** Start SUPPLIED DATA **
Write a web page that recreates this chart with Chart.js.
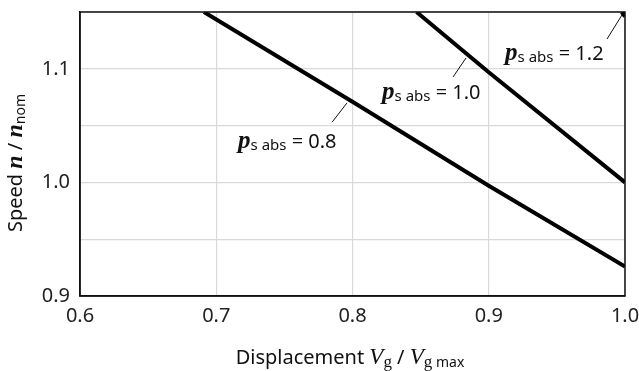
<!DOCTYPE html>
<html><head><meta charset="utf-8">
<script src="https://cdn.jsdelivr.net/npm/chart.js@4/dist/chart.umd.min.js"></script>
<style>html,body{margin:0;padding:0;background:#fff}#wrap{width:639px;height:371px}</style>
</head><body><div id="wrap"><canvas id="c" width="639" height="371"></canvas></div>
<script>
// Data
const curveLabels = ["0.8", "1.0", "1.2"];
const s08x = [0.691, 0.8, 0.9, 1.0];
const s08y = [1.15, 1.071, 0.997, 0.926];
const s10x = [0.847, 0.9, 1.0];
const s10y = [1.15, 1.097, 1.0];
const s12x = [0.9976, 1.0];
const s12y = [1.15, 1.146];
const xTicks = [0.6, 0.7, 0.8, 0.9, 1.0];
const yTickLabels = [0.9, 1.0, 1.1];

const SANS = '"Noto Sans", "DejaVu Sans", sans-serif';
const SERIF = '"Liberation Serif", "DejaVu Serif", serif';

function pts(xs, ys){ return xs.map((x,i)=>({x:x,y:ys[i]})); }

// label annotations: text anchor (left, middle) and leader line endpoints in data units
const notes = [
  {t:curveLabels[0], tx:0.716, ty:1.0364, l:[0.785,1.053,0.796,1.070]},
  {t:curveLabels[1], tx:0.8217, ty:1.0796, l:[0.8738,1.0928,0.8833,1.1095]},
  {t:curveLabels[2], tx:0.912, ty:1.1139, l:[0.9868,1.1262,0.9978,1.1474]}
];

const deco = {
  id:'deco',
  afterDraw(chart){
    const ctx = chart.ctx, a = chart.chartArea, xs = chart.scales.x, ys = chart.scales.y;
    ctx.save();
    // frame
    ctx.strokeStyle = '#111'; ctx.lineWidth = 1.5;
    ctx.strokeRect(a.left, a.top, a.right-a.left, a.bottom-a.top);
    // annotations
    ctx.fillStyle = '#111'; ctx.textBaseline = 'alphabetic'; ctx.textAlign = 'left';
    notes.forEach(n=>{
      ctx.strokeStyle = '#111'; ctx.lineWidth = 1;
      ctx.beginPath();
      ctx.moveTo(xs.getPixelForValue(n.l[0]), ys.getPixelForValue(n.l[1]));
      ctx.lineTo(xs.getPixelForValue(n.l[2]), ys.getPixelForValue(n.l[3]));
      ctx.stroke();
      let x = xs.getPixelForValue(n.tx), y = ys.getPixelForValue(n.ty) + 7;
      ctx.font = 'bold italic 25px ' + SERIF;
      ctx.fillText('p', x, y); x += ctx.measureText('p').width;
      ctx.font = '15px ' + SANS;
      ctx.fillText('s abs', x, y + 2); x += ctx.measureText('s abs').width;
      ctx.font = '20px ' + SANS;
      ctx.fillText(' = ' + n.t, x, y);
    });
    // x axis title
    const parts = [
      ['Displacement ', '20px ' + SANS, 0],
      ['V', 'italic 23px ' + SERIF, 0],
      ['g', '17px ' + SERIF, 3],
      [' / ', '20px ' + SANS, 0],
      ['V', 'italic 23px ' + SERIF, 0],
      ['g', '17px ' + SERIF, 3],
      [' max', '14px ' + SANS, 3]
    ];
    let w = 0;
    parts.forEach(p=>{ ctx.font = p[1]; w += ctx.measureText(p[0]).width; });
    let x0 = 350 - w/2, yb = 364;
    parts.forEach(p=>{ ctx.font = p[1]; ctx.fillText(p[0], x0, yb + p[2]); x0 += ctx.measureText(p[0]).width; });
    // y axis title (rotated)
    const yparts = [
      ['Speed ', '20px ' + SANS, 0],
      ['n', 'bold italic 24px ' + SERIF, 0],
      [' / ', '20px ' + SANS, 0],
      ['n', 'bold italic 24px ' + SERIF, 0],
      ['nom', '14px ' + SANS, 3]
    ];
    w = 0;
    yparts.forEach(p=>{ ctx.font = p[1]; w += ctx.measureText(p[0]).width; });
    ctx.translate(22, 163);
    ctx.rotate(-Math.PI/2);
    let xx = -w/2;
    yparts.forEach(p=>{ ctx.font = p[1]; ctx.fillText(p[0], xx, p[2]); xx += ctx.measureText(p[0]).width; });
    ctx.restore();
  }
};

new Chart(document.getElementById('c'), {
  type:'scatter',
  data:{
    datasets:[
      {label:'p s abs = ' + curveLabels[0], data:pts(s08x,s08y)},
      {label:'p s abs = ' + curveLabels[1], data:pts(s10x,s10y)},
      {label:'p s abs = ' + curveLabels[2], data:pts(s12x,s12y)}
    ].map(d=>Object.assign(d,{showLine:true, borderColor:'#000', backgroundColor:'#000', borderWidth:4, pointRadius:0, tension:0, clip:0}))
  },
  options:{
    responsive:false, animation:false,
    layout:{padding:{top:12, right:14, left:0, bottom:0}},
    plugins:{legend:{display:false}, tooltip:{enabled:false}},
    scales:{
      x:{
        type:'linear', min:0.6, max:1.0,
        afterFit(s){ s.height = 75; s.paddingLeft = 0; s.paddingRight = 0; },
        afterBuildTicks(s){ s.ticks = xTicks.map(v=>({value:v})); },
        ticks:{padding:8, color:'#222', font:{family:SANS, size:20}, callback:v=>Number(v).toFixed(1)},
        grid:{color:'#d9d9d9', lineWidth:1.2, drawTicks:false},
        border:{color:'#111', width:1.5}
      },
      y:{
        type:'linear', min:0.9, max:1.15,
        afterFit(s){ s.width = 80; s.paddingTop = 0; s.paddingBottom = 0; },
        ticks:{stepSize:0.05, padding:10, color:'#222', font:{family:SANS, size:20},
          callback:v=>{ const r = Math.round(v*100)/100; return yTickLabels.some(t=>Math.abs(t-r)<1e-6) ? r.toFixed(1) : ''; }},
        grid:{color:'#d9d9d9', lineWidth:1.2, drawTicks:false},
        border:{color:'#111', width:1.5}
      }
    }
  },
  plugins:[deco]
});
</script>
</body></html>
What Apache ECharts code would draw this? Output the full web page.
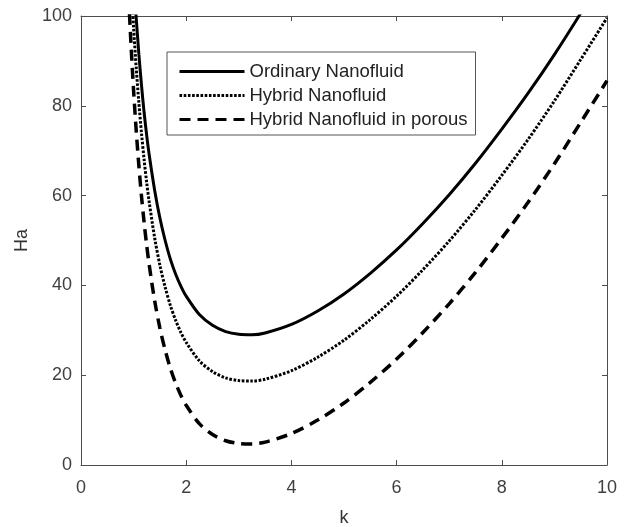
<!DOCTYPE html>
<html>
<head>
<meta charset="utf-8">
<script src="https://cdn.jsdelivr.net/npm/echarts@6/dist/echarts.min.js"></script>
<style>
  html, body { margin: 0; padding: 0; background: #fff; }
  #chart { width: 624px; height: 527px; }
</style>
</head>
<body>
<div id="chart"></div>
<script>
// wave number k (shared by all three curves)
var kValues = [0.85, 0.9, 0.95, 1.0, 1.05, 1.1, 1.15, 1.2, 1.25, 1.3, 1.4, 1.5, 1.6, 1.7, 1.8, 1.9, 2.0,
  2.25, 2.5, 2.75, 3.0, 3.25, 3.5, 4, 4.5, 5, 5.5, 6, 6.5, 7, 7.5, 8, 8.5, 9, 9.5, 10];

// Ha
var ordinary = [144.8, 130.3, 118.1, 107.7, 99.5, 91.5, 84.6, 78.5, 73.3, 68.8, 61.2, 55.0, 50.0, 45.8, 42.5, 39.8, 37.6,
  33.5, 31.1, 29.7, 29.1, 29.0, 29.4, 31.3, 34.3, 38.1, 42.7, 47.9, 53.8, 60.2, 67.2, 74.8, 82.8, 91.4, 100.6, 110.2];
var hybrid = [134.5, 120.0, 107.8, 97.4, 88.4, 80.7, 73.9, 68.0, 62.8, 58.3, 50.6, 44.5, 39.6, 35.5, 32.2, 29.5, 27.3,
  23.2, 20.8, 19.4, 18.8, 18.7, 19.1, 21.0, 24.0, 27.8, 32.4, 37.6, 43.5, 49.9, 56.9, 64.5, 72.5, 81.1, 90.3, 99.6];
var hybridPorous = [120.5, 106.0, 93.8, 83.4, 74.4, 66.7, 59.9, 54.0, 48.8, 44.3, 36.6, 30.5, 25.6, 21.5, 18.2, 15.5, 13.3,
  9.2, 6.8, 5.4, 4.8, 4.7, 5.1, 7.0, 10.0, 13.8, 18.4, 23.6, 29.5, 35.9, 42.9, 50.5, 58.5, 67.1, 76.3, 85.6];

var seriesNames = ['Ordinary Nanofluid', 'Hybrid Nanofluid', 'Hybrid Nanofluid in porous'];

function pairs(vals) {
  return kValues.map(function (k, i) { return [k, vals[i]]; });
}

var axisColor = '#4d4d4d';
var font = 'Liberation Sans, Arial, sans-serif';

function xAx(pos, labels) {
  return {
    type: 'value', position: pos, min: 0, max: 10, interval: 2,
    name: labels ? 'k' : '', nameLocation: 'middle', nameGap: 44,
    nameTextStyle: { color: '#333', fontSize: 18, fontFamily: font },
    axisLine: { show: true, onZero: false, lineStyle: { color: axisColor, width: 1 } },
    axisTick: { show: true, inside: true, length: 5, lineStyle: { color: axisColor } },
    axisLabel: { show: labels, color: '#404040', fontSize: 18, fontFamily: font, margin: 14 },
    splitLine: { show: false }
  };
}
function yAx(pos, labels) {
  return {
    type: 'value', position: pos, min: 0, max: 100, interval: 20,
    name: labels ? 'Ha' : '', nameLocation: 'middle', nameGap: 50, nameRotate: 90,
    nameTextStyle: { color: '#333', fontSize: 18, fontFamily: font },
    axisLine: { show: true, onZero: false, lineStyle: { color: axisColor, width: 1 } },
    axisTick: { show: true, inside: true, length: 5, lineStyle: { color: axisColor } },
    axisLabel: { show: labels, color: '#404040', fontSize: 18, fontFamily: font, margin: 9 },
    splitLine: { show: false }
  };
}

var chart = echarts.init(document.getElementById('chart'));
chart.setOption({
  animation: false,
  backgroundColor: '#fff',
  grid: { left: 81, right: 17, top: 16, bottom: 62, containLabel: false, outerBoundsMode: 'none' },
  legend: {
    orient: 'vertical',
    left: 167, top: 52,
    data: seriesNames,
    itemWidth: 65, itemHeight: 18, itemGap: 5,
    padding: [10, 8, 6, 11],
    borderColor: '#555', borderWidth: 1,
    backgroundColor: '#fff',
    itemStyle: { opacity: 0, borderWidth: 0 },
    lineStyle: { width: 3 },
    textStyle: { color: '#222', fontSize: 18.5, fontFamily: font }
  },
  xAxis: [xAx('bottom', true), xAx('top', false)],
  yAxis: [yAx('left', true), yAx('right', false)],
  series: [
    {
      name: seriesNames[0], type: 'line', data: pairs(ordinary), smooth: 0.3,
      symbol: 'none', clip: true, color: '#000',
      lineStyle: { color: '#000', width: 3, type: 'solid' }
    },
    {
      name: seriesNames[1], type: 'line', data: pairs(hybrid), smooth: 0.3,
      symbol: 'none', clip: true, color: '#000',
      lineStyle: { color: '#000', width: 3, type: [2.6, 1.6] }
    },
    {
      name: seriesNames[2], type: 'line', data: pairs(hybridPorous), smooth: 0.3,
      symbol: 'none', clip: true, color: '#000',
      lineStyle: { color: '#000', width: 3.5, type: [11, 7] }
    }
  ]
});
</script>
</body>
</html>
** End SUPPLIED DATA **
OBJECTIVE = Check each line in the records for the word "page" and say how many have it, with nothing else.

THE RESPONSE = 2